Hybrid systems combining air and liquid cooling are now essential – but as density rises, so do the risks of overheating, inefficiency, and costly downtime. In the past, data center operators had decades to optimize infrastructure for modest power gains. Now, they must redesign and deploy next-generation facilities in as little as one or two years, often without the luxury of testing or iteration.
The rapid pace of GPU innovation has effectively erased the steady, incremental improvement cycle that once defined data center development. Hardware performance is now advancing faster than the supporting physical infrastructure can realistically evolve, leaving operators under pressure to redesign facilities in record time to keep up.
Bridging the Gap with Digital Twins
To close that gap, many experts are turning to digital twin technology – high-fidelity virtual models that simulate power, cooling, and airflow before a single rack is installed. Using these tools, designers can model and optimize layouts in software, reducing risks before committing to costly construction.
A digital twin can replicate entire data center systems, from energy flow and redundancy to thermal dynamics. This allows engineers to test scenarios that would be impossible – or too dangerous – to recreate in real facilities. However, such simulations depend heavily on accurate data and must be carefully calibrated. “The software is only as smart as the data you feed it,” cautions one data center consultant. “You need to train your model on simpler systems before trusting it for complex AI clusters.”
Electrical design automation software is also streamlining the process, allowing early estimates of power demand and system performance under failure conditions. This helps reduce errors and cost overruns in the planning phase.
Reference Designs and Modular Thinking
Another emerging solution is the use of reference designs issued by major power and cooling suppliers. These blueprints provide pre-tested configurations optimized for NVIDIA’s AI systems, offering detailed schematics, bills of materials, and performance specifications. Local engineering teams can adapt them to regional regulations, accelerating deployment compared to fully bespoke designs.
While reference designs save time, the fastest path to deployment may come from prefabricated modular infrastructure. These factory-built units – containing pre-integrated power, cooling, and IT systems – arrive on-site ready for installation. Once connected to utilities, they function as plug-and-play data center segments.

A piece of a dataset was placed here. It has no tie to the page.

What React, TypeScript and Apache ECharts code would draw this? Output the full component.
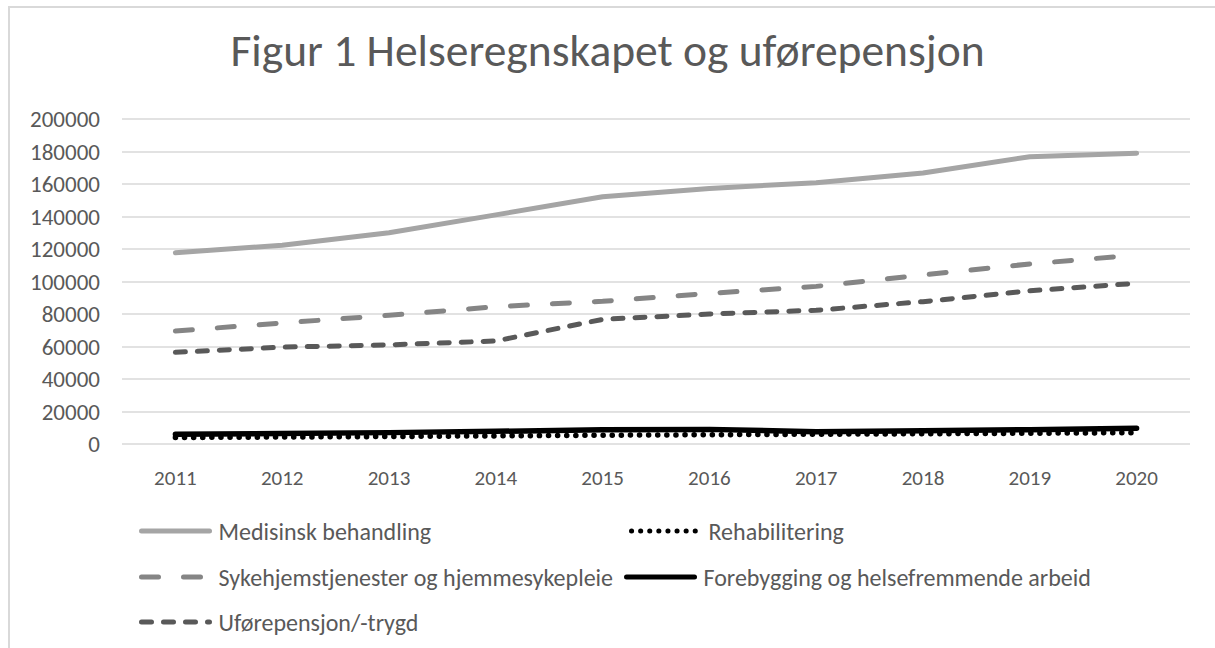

The latest prefabricated AI modules are built specifically for GPU clusters and include racks, manifolds, busways, and liquid-cooling systems. Once delivered, operators need only install servers and connect power and cooling lines. Prefabrication not only shortens construction timelines but also ensures components are tested and optimized before deployment, minimizing on-site risk.
The Road Ahead
As AI chip innovation accelerates, the data center sector is entering a period of forced adaptation. Facilities must be designed years ahead of each GPU generation, often without proven benchmarks. The cycle is unrelenting: every 12 months, more powerful -and more energy-hungry – hardware pushes the limits of infrastructure engineering.

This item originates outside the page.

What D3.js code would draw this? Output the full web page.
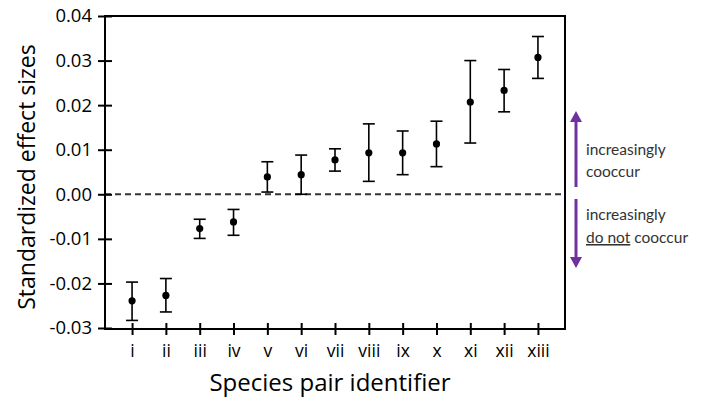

For operators and enterprises, success will depend on balancing innovation with pragmatism. Digital simulation, modular construction, and strong partnerships with technology vendors may prove to be the only viable strategies for staying ahead. The age of the general-purpose server is ending, replaced by a new frontier of extreme-density AI infrastructure where every watt and every degree matters.
This scope of this article is based on a previous article by Forbes.
FAQ: Adapting Data Centers for the AI Era
Why are AI servers so power-intensive?
AI servers rely on GPUs and DPUs optimized for parallel processing, which consume significantly more energy than CPUs. Each new GPU generation adds complexity and performance, doubling or tripling power requirements per rack.
What is the biggest design challenge for next-generation data centers?
Cooling. Traditional air-based systems cannot handle the heat generated by high-density AI racks, making liquid cooling and hybrid approaches essential to prevent thermal overload.
How do digital twins help in AI data center design?
Digital twins simulate physical infrastructure digitally, enabling engineers to model airflow, energy distribution, and failure scenarios before construction. This reduces risks, costs, and deployment time.
What are reference designs and why are they important?
Reference designs are vendor-issued templates for power and cooling configurations. They accelerate design, reduce errors, and ensure compatibility with the latest AI hardware releases.
Are prefabricated modules the future of data center construction?
For AI-driven facilities, yes. Prefabricated modules offer pre-tested, scalable infrastructure that can be deployed rapidly, enabling operators to match Nvidia’s annual GPU upgrade cycle without rebuilding from scratch.